[start]
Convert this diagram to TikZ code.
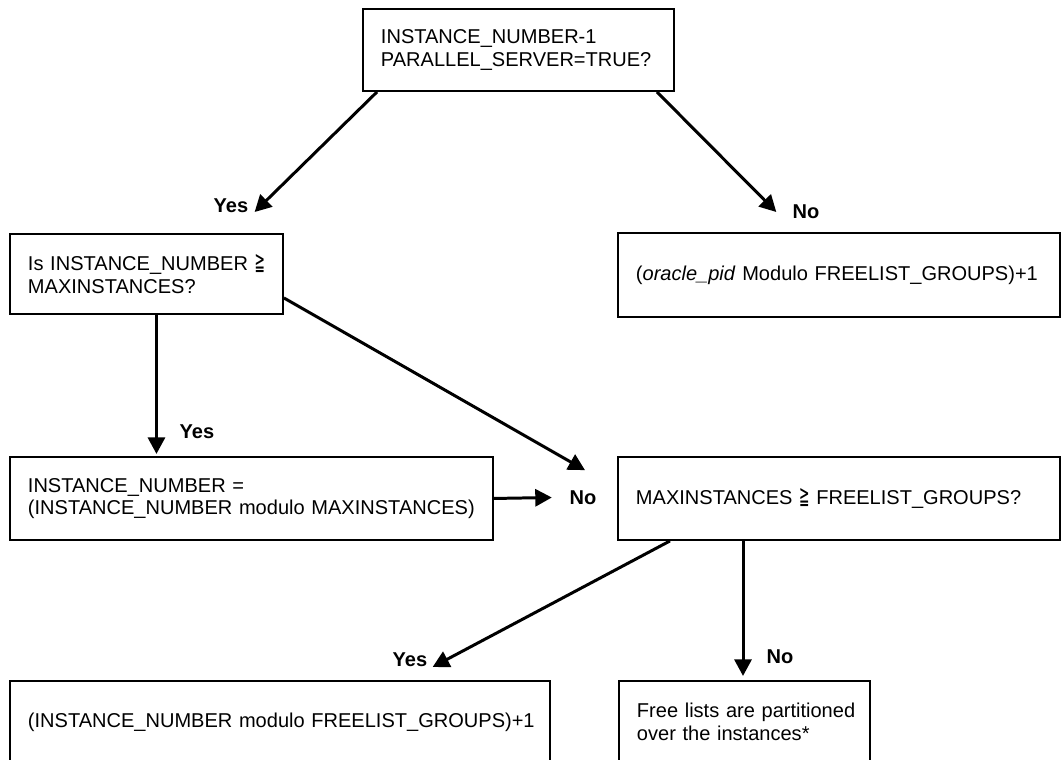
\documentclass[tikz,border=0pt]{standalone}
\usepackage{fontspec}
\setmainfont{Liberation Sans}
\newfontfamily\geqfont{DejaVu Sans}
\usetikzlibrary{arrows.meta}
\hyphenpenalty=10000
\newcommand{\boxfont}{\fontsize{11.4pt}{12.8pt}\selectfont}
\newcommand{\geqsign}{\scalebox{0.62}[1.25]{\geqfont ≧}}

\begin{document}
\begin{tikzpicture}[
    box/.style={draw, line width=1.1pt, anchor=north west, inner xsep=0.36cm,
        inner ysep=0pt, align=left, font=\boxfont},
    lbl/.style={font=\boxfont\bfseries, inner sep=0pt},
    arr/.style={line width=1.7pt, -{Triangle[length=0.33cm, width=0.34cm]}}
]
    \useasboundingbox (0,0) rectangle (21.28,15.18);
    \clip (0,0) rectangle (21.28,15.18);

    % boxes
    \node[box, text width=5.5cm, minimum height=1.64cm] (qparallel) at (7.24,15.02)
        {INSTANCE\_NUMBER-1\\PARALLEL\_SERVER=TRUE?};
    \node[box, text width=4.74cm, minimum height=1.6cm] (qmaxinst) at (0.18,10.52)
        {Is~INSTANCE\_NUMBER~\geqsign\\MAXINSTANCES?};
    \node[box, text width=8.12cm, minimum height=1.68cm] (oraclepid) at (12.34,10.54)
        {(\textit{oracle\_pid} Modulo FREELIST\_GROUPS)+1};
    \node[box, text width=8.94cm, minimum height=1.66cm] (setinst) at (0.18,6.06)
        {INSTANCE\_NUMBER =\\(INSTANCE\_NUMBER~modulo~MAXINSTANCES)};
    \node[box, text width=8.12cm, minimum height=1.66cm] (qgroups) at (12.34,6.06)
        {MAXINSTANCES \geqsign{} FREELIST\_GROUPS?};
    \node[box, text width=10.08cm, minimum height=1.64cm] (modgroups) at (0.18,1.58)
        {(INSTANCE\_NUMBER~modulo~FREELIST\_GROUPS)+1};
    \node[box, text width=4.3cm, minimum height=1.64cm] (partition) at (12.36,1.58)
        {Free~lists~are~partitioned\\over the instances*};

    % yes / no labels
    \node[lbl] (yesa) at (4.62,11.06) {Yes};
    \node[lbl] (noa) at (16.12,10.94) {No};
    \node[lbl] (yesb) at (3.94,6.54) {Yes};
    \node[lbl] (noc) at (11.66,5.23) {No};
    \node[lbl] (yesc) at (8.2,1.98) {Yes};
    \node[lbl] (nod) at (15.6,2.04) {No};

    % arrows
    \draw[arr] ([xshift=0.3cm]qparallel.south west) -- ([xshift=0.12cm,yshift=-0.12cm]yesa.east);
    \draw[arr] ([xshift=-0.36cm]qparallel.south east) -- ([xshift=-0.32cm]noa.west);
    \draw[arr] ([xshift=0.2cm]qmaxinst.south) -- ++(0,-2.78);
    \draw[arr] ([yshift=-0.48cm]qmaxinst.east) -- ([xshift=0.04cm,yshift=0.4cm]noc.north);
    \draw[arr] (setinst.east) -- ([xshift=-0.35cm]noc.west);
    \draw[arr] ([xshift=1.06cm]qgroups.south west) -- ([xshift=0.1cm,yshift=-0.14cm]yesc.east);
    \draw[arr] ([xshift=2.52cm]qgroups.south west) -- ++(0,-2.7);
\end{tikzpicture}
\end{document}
[end]
Task to complete
Copy the listing in full and without alteration, omitting every picture.

Complete answer
Convert this diagram to TikZ code.
\documentclass[tikz,border=0pt]{standalone}
\usepackage{fontspec}
\setmainfont{Liberation Sans}
\newfontfamily\geqfont{DejaVu Sans}
\usetikzlibrary{arrows.meta}
\hyphenpenalty=10000
\newcommand{\boxfont}{\fontsize{11.4pt}{12.8pt}\selectfont}
\newcommand{\geqsign}{\scalebox{0.62}[1.25]{\geqfont ≧}}

\begin{document}
\begin{tikzpicture}[
    box/.style={draw, line width=1.1pt, anchor=north west, inner xsep=0.36cm,
        inner ysep=0pt, align=left, font=\boxfont},
    lbl/.style={font=\boxfont\bfseries, inner sep=0pt},
    arr/.style={line width=1.7pt, -{Triangle[length=0.33cm, width=0.34cm]}}
]
    \useasboundingbox (0,0) rectangle (21.28,15.18);
    \clip (0,0) rectangle (21.28,15.18);

    % boxes
    \node[box, text width=5.5cm, minimum height=1.64cm] (qparallel) at (7.24,15.02)
        {INSTANCE\_NUMBER-1\\PARALLEL\_SERVER=TRUE?};
    \node[box, text width=4.74cm, minimum height=1.6cm] (qmaxinst) at (0.18,10.52)
        {Is~INSTANCE\_NUMBER~\geqsign\\MAXINSTANCES?};
    \node[box, text width=8.12cm, minimum height=1.68cm] (oraclepid) at (12.34,10.54)
        {(\textit{oracle\_pid} Modulo FREELIST\_GROUPS)+1};
    \node[box, text width=8.94cm, minimum height=1.66cm] (setinst) at (0.18,6.06)
        {INSTANCE\_NUMBER =\\(INSTANCE\_NUMBER~modulo~MAXINSTANCES)};
    \node[box, text width=8.12cm, minimum height=1.66cm] (qgroups) at (12.34,6.06)
        {MAXINSTANCES \geqsign{} FREELIST\_GROUPS?};
    \node[box, text width=10.08cm, minimum height=1.64cm] (modgroups) at (0.18,1.58)
        {(INSTANCE\_NUMBER~modulo~FREELIST\_GROUPS)+1};
    \node[box, text width=4.3cm, minimum height=1.64cm] (partition) at (12.36,1.58)
        {Free~lists~are~partitioned\\over the instances*};

    % yes / no labels
    \node[lbl] (yesa) at (4.62,11.06) {Yes};
    \node[lbl] (noa) at (16.12,10.94) {No};
    \node[lbl] (yesb) at (3.94,6.54) {Yes};
    \node[lbl] (noc) at (11.66,5.23) {No};
    \node[lbl] (yesc) at (8.2,1.98) {Yes};
    \node[lbl] (nod) at (15.6,2.04) {No};

    % arrows
    \draw[arr] ([xshift=0.3cm]qparallel.south west) -- ([xshift=0.12cm,yshift=-0.12cm]yesa.east);
    \draw[arr] ([xshift=-0.36cm]qparallel.south east) -- ([xshift=-0.32cm]noa.west);
    \draw[arr] ([xshift=0.2cm]qmaxinst.south) -- ++(0,-2.78);
    \draw[arr] ([yshift=-0.48cm]qmaxinst.east) -- ([xshift=0.04cm,yshift=0.4cm]noc.north);
    \draw[arr] (setinst.east) -- ([xshift=-0.35cm]noc.west);
    \draw[arr] ([xshift=1.06cm]qgroups.south west) -- ([xshift=0.1cm,yshift=-0.14cm]yesc.east);
    \draw[arr] ([xshift=2.52cm]qgroups.south west) -- ++(0,-2.7);
\end{tikzpicture}
\end{document}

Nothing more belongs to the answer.